I have written here about my mother’s Alzheimer’s and I have struggled to understand what it is I owe her. Early on I participated in getting her what care we could and made trips to see her in Brooklyn to get certain things done. My brother, R, and sister-in-law, M, have borne most of the burden. They live closer to her, M doesn’t work, they don’t carry the emotional garbage I do. M sees to it her bills are paid, her groceries are delivered. R stops there after work, is there when something goes wrong. I have stepped further back these last months. I have not been to see my mom for a long while. M has become increasingly outraged. I have wasted much of my emotional life hoping they wouldn’t see me the way I did – selfish, uncaring, a daughter who did not do her duty to her elderly mother. If I called my mom enough times, if I checked in with my brother enough times, maybe I could fend off the inevitable. And when I realized I couldn’t, I wrote to R and M to thank them for all they do and to acknowledge what was going on with me. Which really counted for nothing as far as they were concerned. I wasn’t, after all, offering a solution. So my brother accepts, my sister-in-law rages. And my mother feels like a weight around my neck.

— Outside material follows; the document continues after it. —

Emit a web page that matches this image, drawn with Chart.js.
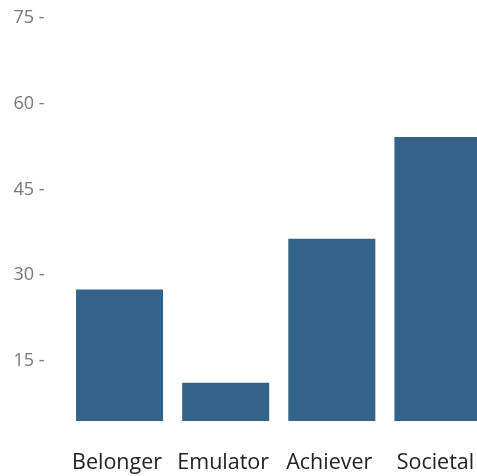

Or so she has. Because last week, after yet another deadening 30 second conversation with her, I did something I haven’t done in a while. I wrote a letter to Philip. When he first died I used to sit and listen and write down what I heard him say. Call it what you will. Call it grief giving me access to a deeper wisdom we all carry within. I heard him talk to me and it was revelatory. So I wrote to him of my mother and listened for an answer and what happened next was an experience and not a thought. I felt what I can only call love and it broke the hypnosis of that particular spell. My mother’s constant anger is the voice in my head that takes the form of whoever, real or imagined, is angry at me. I always find someone who is angry with me and I always believe what I am hearing. I have tried talking myself out of it. It does not help. This time the voice was M. Seeing me through her eyes was not pretty. But seeing me through Philip’s eyes was glorious. And I say what I experienced was “love” or maybe it was acceptance but whatever the word I was released. My life, my choice. No shoulds, no have-tos. The voice? Now it’s mine. The family who matters? Natalie.